_Given task_
Print the lines of the listing below verbatim from its first line through the line bearing "(0,0) rectangle (654,400);". Any pictures are to be omitted.

_Stored data_

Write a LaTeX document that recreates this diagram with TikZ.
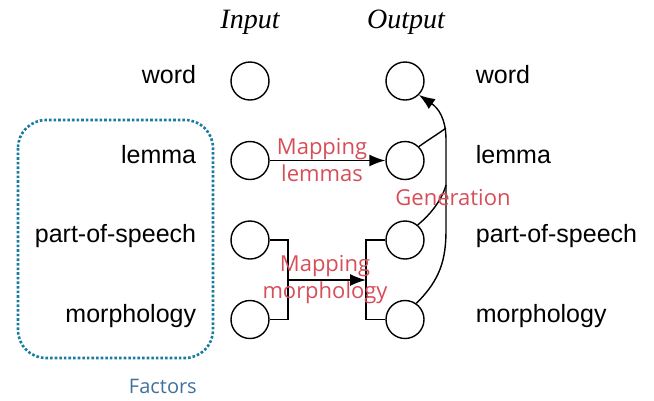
\documentclass[tikz,border=0pt]{standalone}
\usepackage{fontspec}
\setmainfont{Liberation Serif}
\setsansfont{Liberation Sans}
\newfontfamily\mapfont{Open Sans}
\usepackage{tikz}
\usetikzlibrary{arrows.meta,calc,positioning}

\definecolor{mapred}{RGB}{214,78,88}
\definecolor{factblue}{RGB}{64,112,156}
\definecolor{dotblue}{RGB}{24,124,160}

\tikzset{
  var/.style={circle,draw,line width=1.4pt,minimum size=38pt,inner sep=0pt},
  factor/.style={font=\sffamily\fontsize{25}{30}\selectfont,inner sep=0pt,
    text height=0.72em,text depth=0.2em},
  side/.style={font=\rmfamily\itshape\fontsize{28}{32}\selectfont,inner sep=0pt},
  maplbl/.style={font=\mapfont\fontsize{22}{27}\selectfont,text=mapred,
    align=center,inner sep=0pt},
  link/.style={line width=1.4pt},
  maparrow/.style={link,-{Latex[length=16pt,width=12pt]}},
}

\begin{document}
\begin{tikzpicture}[x=1pt,y=-1pt,node distance=79.5pt]
      \useasboundingbox (0,0) rectangle (654,400);

      \node[var] (iwrd) at (250,81) {} ;
      \node[var,below of=iwrd] (ilem) {} ;
      \node[var,below of=ilem] (ipos) {} ;
      \node[var,below of=ipos] (imor) {} ;

      \node[var] (owrd) at (405,81) {} ;
      \node[var,below of=owrd] (olem) {} ;
      \node[var,below of=olem] (opos) {} ;
      \node[var,below of=opos] (omor) {} ;

      \node[side] (input) at (250,22) {Input} ;
      \node[side] (output) at (406,22) {Output} ;

      % factor names
      \node[factor,left=34pt of iwrd] (lwrd) {word} ;
      \node[factor,left=34pt of ilem] (llem) {lemma} ;
      \node[factor,left=34pt of ipos] (lpos) {part-of-speech} ;
      \node[factor,left=34pt of imor] (lmor) {morphology} ;

      \node[factor,right=51pt of owrd] (rwrd) {word} ;
      \node[factor,right=51pt of olem] (rlem) {lemma} ;
      \node[factor,right=51pt of opos] (rpos) {part-of-speech} ;
      \node[factor,right=51pt of omor] (rmor) {morphology} ;

      \draw[dotblue,line width=2.6pt,dotted,rounded corners=28pt]
      (18,120) rectangle (213,358) ;
      \node[font=\mapfont\fontsize{20}{24}\selectfont,text=factblue,anchor=east,
        inner sep=0pt] (factors) at (197,386) {Factors} ;

      % lemmas
      \path[maparrow] (ilem) edge (olem) ;
      \node[maplbl] (maplem) at (322,160) {Mapping\\lemmas} ;

      % morphology
      \coordinate (inbr) at (288,280) ;
      \coordinate (outbr) at (366,280) ;
      \draw[link] (ipos.east) -| (inbr) |- (imor.east) ;
      \draw[link] (opos.west) -| (outbr) |- (omor.west) ;
      \path[maparrow] (inbr) edge (outbr) ;
      \node[maplbl] (mapmor) at (325,280) {Mapping\\morphology} ;

      % generation
      \coordinate (joinlem) at (446,128) ;
      \coordinate (joinpos) at (446,185) ;
      \draw[link] (olem.45) .. controls (428,140) and (438,134) .. (joinlem) ;
      \draw[link] (opos.50) .. controls (430,215) and (442,200) .. (joinpos) ;
      \draw[maparrow] (omor.55) .. controls (440,280) and (446,260) .. (446,230)
        -- (446,140) .. controls (446,118) and (438,108) .. (owrd.-45) ;
      \node[maplbl] (gen) at (453,198) {Generation} ;

    \end{tikzpicture}
\end{document}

_Complete answer_
Write a LaTeX document that recreates this diagram with TikZ.
\documentclass[tikz,border=0pt]{standalone}
\usepackage{fontspec}
\setmainfont{Liberation Serif}
\setsansfont{Liberation Sans}
\newfontfamily\mapfont{Open Sans}
\usepackage{tikz}
\usetikzlibrary{arrows.meta,calc,positioning}

\definecolor{mapred}{RGB}{214,78,88}
\definecolor{factblue}{RGB}{64,112,156}
\definecolor{dotblue}{RGB}{24,124,160}

\tikzset{
  var/.style={circle,draw,line width=1.4pt,minimum size=38pt,inner sep=0pt},
  factor/.style={font=\sffamily\fontsize{25}{30}\selectfont,inner sep=0pt,
    text height=0.72em,text depth=0.2em},
  side/.style={font=\rmfamily\itshape\fontsize{28}{32}\selectfont,inner sep=0pt},
  maplbl/.style={font=\mapfont\fontsize{22}{27}\selectfont,text=mapred,
    align=center,inner sep=0pt},
  link/.style={line width=1.4pt},
  maparrow/.style={link,-{Latex[length=16pt,width=12pt]}},
}

\begin{document}
\begin{tikzpicture}[x=1pt,y=-1pt,node distance=79.5pt]
      \useasboundingbox (0,0) rectangle (654,400);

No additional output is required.